*Data segment*
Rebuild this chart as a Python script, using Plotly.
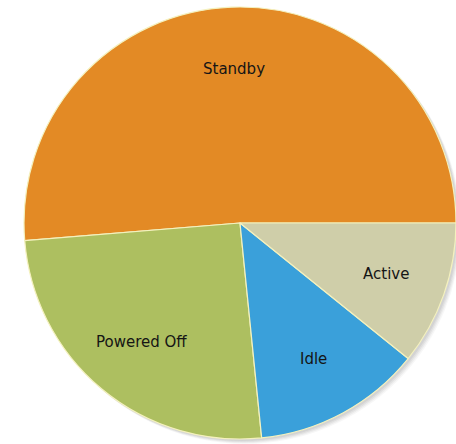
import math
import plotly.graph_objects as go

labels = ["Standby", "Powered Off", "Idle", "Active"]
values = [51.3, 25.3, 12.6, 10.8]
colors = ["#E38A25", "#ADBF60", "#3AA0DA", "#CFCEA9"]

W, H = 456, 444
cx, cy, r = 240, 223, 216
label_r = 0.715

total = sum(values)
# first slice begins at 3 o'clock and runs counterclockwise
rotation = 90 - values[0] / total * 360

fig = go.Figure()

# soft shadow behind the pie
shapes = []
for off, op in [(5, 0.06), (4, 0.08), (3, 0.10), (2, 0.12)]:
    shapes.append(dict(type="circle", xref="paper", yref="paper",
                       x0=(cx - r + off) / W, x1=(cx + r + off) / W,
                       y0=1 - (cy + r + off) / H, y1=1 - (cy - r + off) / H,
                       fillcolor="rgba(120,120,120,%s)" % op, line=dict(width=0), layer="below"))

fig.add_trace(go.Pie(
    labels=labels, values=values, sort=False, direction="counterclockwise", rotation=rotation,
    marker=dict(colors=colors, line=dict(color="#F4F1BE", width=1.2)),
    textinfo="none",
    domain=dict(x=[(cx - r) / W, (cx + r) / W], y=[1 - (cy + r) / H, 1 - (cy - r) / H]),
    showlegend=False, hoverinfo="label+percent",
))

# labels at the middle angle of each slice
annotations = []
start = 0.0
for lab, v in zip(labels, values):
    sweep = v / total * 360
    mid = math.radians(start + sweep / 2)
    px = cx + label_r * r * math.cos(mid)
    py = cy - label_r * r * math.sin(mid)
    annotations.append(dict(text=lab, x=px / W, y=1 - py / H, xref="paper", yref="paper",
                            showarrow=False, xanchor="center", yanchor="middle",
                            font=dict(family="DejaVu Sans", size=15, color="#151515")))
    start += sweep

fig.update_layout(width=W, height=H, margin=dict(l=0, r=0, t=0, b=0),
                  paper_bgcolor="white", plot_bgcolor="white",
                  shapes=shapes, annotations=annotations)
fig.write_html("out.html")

*Description of the task*
The lines from the start of the data through the line that contains "fig = go.Figure()" are to be returned exactly, please, with both ends included and every picture left out.

*Complete output*
Rebuild this chart as a Python script, using Plotly.
import math
import plotly.graph_objects as go

labels = ["Standby", "Powered Off", "Idle", "Active"]
values = [51.3, 25.3, 12.6, 10.8]
colors = ["#E38A25", "#ADBF60", "#3AA0DA", "#CFCEA9"]

W, H = 456, 444
cx, cy, r = 240, 223, 216
label_r = 0.715

total = sum(values)
# first slice begins at 3 o'clock and runs counterclockwise
rotation = 90 - values[0] / total * 360

fig = go.Figure()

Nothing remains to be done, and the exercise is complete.